*Instructions for the task*:
Skip any picture you find and retype all the remaining lines exactly.

*Given material*:

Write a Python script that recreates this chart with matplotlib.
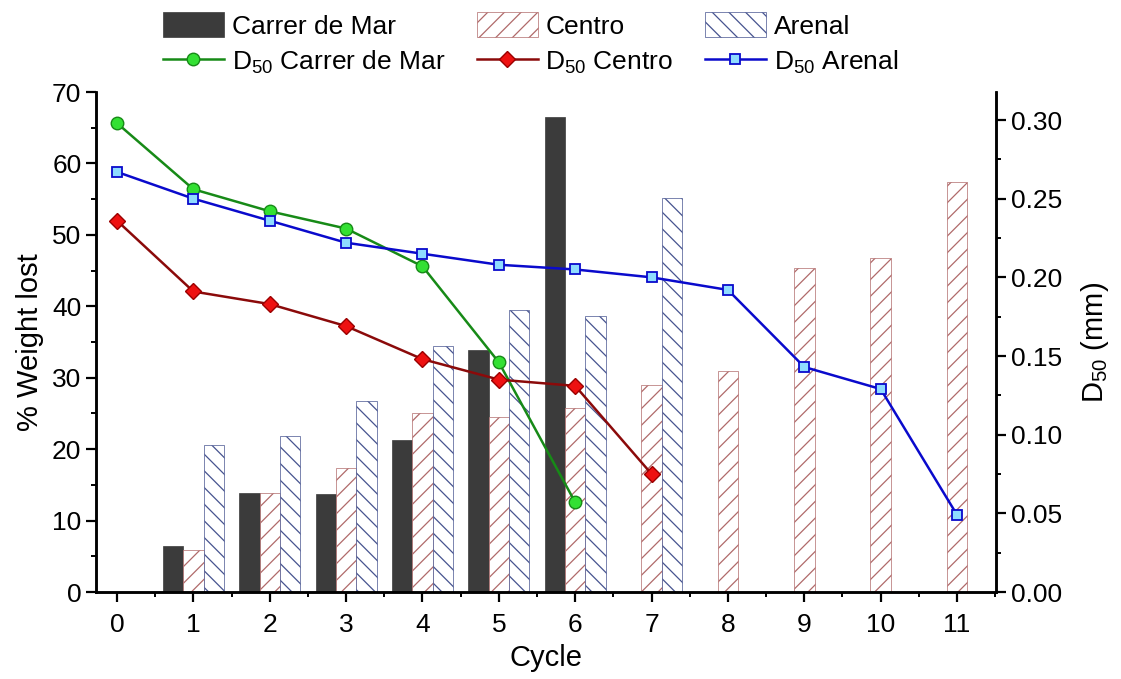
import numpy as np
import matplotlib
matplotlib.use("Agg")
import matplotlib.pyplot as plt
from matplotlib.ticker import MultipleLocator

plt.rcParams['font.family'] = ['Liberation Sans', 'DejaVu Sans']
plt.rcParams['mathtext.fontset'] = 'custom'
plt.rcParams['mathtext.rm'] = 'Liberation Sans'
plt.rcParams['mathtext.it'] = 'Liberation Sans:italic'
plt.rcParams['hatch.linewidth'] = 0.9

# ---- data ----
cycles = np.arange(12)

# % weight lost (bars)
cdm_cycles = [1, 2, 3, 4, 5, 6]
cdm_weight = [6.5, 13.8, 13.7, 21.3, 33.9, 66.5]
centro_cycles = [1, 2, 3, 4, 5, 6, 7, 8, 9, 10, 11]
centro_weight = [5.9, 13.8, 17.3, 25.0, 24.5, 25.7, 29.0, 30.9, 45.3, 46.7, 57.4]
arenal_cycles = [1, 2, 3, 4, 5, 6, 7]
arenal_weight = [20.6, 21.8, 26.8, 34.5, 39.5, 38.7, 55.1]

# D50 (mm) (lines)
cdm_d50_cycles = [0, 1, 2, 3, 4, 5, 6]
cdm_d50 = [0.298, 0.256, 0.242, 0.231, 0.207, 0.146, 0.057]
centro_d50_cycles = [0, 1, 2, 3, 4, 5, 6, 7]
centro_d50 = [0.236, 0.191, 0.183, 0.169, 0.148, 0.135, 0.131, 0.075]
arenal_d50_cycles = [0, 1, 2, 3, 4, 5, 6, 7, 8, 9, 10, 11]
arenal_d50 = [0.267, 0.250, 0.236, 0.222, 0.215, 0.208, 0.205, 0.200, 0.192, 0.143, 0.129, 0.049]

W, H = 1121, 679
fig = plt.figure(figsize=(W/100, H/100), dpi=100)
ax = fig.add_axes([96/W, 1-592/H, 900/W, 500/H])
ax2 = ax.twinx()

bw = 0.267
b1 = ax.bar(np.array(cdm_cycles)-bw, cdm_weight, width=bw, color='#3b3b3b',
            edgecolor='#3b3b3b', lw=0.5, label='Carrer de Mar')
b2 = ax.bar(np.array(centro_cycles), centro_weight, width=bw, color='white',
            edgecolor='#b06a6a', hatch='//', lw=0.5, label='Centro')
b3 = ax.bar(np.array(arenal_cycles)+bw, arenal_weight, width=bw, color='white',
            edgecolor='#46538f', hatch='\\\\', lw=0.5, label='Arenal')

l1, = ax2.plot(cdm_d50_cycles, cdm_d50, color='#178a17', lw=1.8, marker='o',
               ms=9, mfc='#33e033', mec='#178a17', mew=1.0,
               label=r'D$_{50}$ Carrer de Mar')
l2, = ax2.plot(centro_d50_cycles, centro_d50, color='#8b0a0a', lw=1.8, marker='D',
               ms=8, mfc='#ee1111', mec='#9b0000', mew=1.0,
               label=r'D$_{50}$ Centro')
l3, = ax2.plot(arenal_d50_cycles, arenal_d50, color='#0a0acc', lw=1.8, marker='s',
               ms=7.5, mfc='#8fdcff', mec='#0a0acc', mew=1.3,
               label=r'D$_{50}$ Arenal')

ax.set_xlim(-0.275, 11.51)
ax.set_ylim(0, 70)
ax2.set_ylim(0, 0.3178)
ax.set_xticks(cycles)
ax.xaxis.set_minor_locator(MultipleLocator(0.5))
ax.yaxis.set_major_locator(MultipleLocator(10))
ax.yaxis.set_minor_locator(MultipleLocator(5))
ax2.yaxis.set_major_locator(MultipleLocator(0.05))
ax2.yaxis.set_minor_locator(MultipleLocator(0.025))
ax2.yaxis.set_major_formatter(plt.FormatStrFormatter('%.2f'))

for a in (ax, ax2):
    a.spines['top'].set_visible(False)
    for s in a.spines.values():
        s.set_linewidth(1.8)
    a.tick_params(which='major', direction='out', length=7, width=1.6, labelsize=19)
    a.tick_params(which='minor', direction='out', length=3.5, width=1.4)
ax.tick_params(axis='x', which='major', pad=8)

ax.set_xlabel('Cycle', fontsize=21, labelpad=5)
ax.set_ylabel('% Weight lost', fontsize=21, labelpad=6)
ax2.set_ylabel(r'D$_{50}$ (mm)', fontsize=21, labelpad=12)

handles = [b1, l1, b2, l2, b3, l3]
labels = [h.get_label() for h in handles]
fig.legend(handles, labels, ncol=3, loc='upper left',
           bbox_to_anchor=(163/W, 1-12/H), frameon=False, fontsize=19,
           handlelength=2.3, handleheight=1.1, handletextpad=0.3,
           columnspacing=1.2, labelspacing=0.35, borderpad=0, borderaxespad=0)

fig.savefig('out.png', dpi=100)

*Response*:
Write a Python script that recreates this chart with matplotlib.
import numpy as np
import matplotlib
matplotlib.use("Agg")
import matplotlib.pyplot as plt
from matplotlib.ticker import MultipleLocator

plt.rcParams['font.family'] = ['Liberation Sans', 'DejaVu Sans']
plt.rcParams['mathtext.fontset'] = 'custom'
plt.rcParams['mathtext.rm'] = 'Liberation Sans'
plt.rcParams['mathtext.it'] = 'Liberation Sans:italic'
plt.rcParams['hatch.linewidth'] = 0.9

# ---- data ----
cycles = np.arange(12)

# % weight lost (bars)
cdm_cycles = [1, 2, 3, 4, 5, 6]
cdm_weight = [6.5, 13.8, 13.7, 21.3, 33.9, 66.5]
centro_cycles = [1, 2, 3, 4, 5, 6, 7, 8, 9, 10, 11]
centro_weight = [5.9, 13.8, 17.3, 25.0, 24.5, 25.7, 29.0, 30.9, 45.3, 46.7, 57.4]
arenal_cycles = [1, 2, 3, 4, 5, 6, 7]
arenal_weight = [20.6, 21.8, 26.8, 34.5, 39.5, 38.7, 55.1]

# D50 (mm) (lines)
cdm_d50_cycles = [0, 1, 2, 3, 4, 5, 6]
cdm_d50 = [0.298, 0.256, 0.242, 0.231, 0.207, 0.146, 0.057]
centro_d50_cycles = [0, 1, 2, 3, 4, 5, 6, 7]
centro_d50 = [0.236, 0.191, 0.183, 0.169, 0.148, 0.135, 0.131, 0.075]
arenal_d50_cycles = [0, 1, 2, 3, 4, 5, 6, 7, 8, 9, 10, 11]
arenal_d50 = [0.267, 0.250, 0.236, 0.222, 0.215, 0.208, 0.205, 0.200, 0.192, 0.143, 0.129, 0.049]

W, H = 1121, 679
fig = plt.figure(figsize=(W/100, H/100), dpi=100)
ax = fig.add_axes([96/W, 1-592/H, 900/W, 500/H])
ax2 = ax.twinx()

bw = 0.267
b1 = ax.bar(np.array(cdm_cycles)-bw, cdm_weight, width=bw, color='#3b3b3b',
            edgecolor='#3b3b3b', lw=0.5, label='Carrer de Mar')
b2 = ax.bar(np.array(centro_cycles), centro_weight, width=bw, color='white',
            edgecolor='#b06a6a', hatch='//', lw=0.5, label='Centro')
b3 = ax.bar(np.array(arenal_cycles)+bw, arenal_weight, width=bw, color='white',
            edgecolor='#46538f', hatch='\\\\', lw=0.5, label='Arenal')

l1, = ax2.plot(cdm_d50_cycles, cdm_d50, color='#178a17', lw=1.8, marker='o',
               ms=9, mfc='#33e033', mec='#178a17', mew=1.0,
               label=r'D$_{50}$ Carrer de Mar')
l2, = ax2.plot(centro_d50_cycles, centro_d50, color='#8b0a0a', lw=1.8, marker='D',
               ms=8, mfc='#ee1111', mec='#9b0000', mew=1.0,
               label=r'D$_{50}$ Centro')
l3, = ax2.plot(arenal_d50_cycles, arenal_d50, color='#0a0acc', lw=1.8, marker='s',
               ms=7.5, mfc='#8fdcff', mec='#0a0acc', mew=1.3,
               label=r'D$_{50}$ Arenal')

ax.set_xlim(-0.275, 11.51)
ax.set_ylim(0, 70)
ax2.set_ylim(0, 0.3178)
ax.set_xticks(cycles)
ax.xaxis.set_minor_locator(MultipleLocator(0.5))
ax.yaxis.set_major_locator(MultipleLocator(10))
ax.yaxis.set_minor_locator(MultipleLocator(5))
ax2.yaxis.set_major_locator(MultipleLocator(0.05))
ax2.yaxis.set_minor_locator(MultipleLocator(0.025))
ax2.yaxis.set_major_formatter(plt.FormatStrFormatter('%.2f'))

for a in (ax, ax2):
    a.spines['top'].set_visible(False)
    for s in a.spines.values():
        s.set_linewidth(1.8)
    a.tick_params(which='major', direction='out', length=7, width=1.6, labelsize=19)
    a.tick_params(which='minor', direction='out', length=3.5, width=1.4)
ax.tick_params(axis='x', which='major', pad=8)

ax.set_xlabel('Cycle', fontsize=21, labelpad=5)
ax.set_ylabel('% Weight lost', fontsize=21, labelpad=6)
ax2.set_ylabel(r'D$_{50}$ (mm)', fontsize=21, labelpad=12)

handles = [b1, l1, b2, l2, b3, l3]
labels = [h.get_label() for h in handles]
fig.legend(handles, labels, ncol=3, loc='upper left',
           bbox_to_anchor=(163/W, 1-12/H), frameon=False, fontsize=19,
           handlelength=2.3, handleheight=1.1, handletextpad=0.3,
           columnspacing=1.2, labelspacing=0.35, borderpad=0, borderaxespad=0)

fig.savefig('out.png', dpi=100)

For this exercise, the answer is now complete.